And so it's not like you turn the supply back on.
And so I think you're going to see an awesome opportunity in copper.
I actually don't own enough.
You know, I kind of reduce some of my positions at the end of the year.
And I thought, oh, first we go get them and boom, it's off on a freaking heater.
And crypto's catching up.
You know, I think crypto, there was a lot of tax loss selling, a lot of selling in the whole.
Bitcoin's gone from mid-80s to 94.
What about whale selling, Michael?
Do you still see a lot of whale selling from your business?
We haven't.
We think we have some whales that will overwrite with calls, but we're not seeing direct selling right now.
I mean, look at the XRP.
That thing went from 180 to 230 in five days.
Boom.
That's 50 on a two.
You know, that's a.
Well, we have a lot of young listeners.
So when you say override with calls, let me just take a second, explain to people.
You could have a large position in something, and you will basically write a call option to somebody at a high.
higher price. Let's say you own something at 100. You write a call option at 110. And if your
position never reaches 110, you've collected the premium on that call option. It's a way that people
that have big positions can make current income. And if the market really goes higher and takes
the amount of their calls, they say, well, I sold a little bit of my position. So people will sell
calls on 10% of their positions. So their worst case is they still have 90% left at a higher level.
and quite frankly, if the level's 10% up, that 100's gone to 110, they're back to 100.
So discipline selling with some potential yield replacement sort of really, it's a yield theory.
But you don't see a lot of big whales selling at this moment.
We don't.
Listen, and that's not our bread and butter.
We see some, and we had a huge one last year.

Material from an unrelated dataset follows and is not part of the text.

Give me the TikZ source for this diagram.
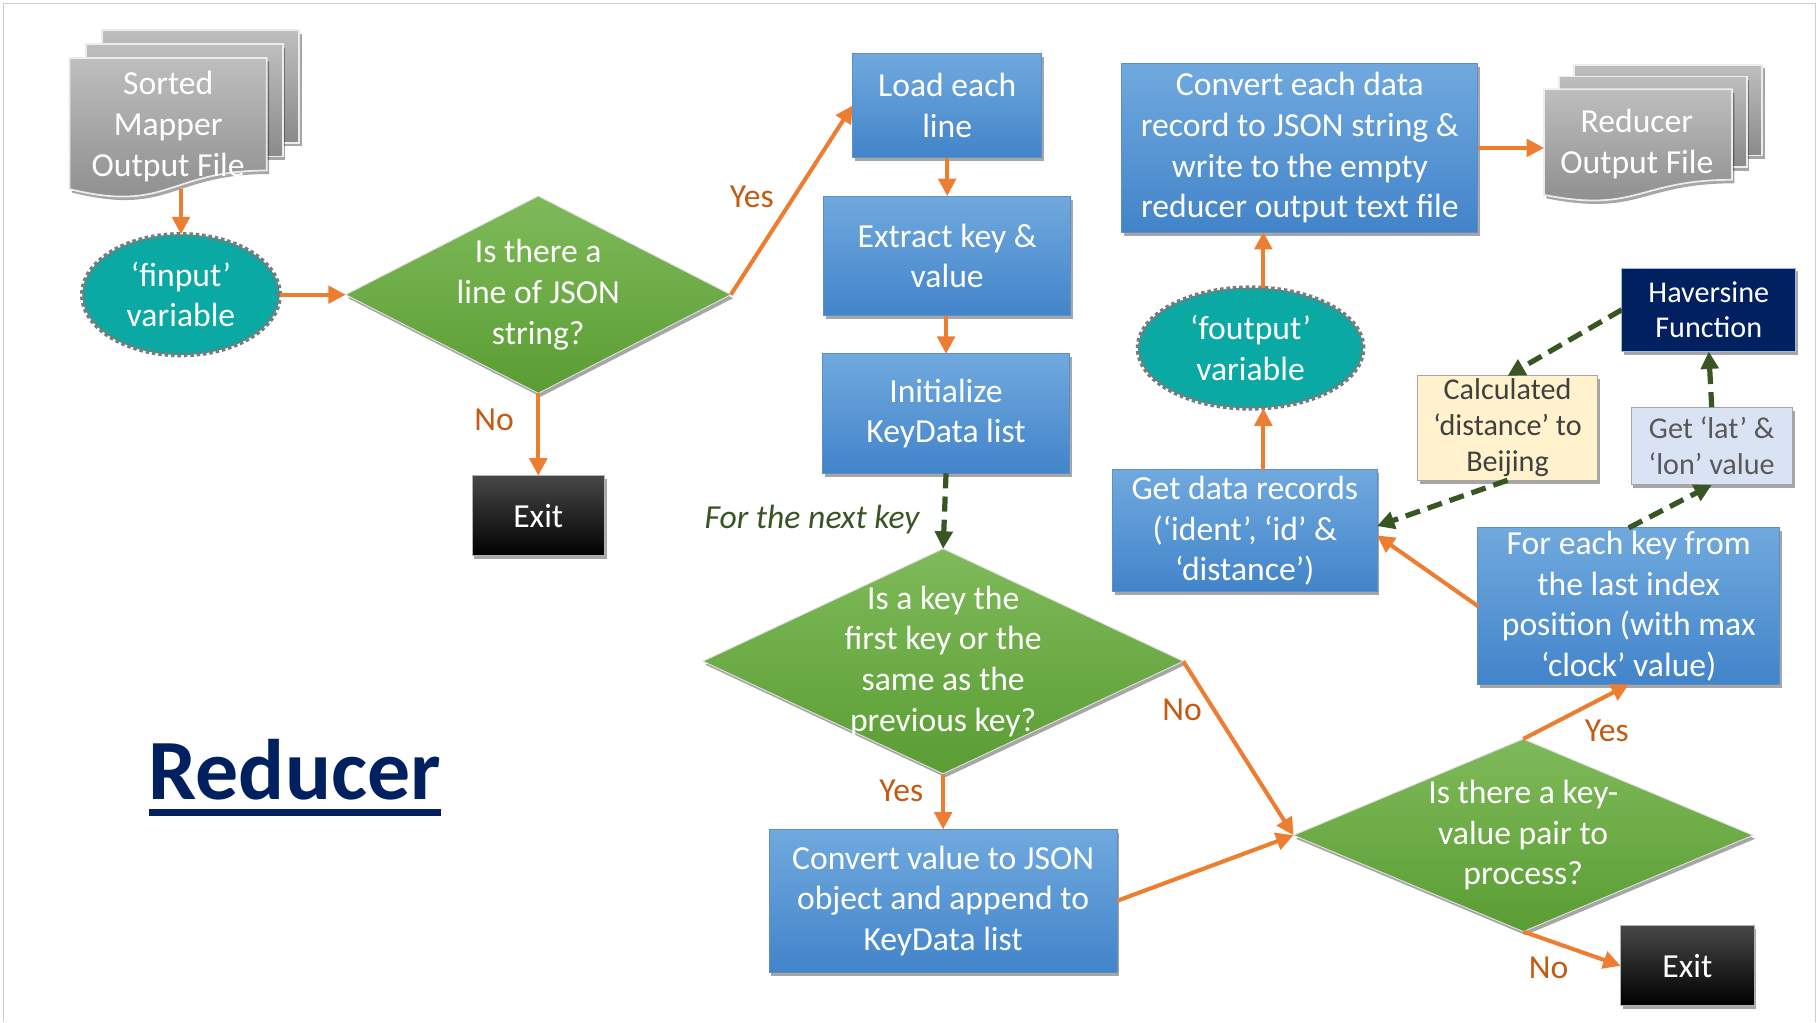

A lot of that activity came out of China.
And, you know, it's a little more opaque.
We sometimes see it second, you know, the second hand, like it goes to someone that we know who then sells it.
But that seems to have slowed.
Okay.
I want to go to the Fed.
Okay.
When we last spoke, we were thinking about a Fed chair.
Given what's going on in Venezuela, I think it's no surprise that the president has not announced his new Fed chair.
Do you think that that's still coming here, the announcement at least, in the first quarter?
or you think he's now going to wait until...
No, it's certainly going to come in the first quarter.
You know, Trump loves the apprentice,
that whole keeping people, interviewing people,
keeping them on edge, doing it publicly,
semi-publicly.
And so I think we're still in that game.
I thought it was going to happen pre-year,
and I was wrong, but I don't think it matters too much.
You're going to get one of the Kevin's,
and they're both dovish.
One of the Kevin's.
Yep.
Okay.
And we're,
And if we're looking at overnight rates, six months from now, where are they?
Nine months from now, two and a quarter.
All right.
So it's very good.
Team Novogratch is bullish on 26 then, right?
Barish to dollar, yield curve steepener, still long commodities, real assets, and bullish the equity market.
And AI, you're okay with the current pricing in AI?
You know, AI's so confusing because it's just AI.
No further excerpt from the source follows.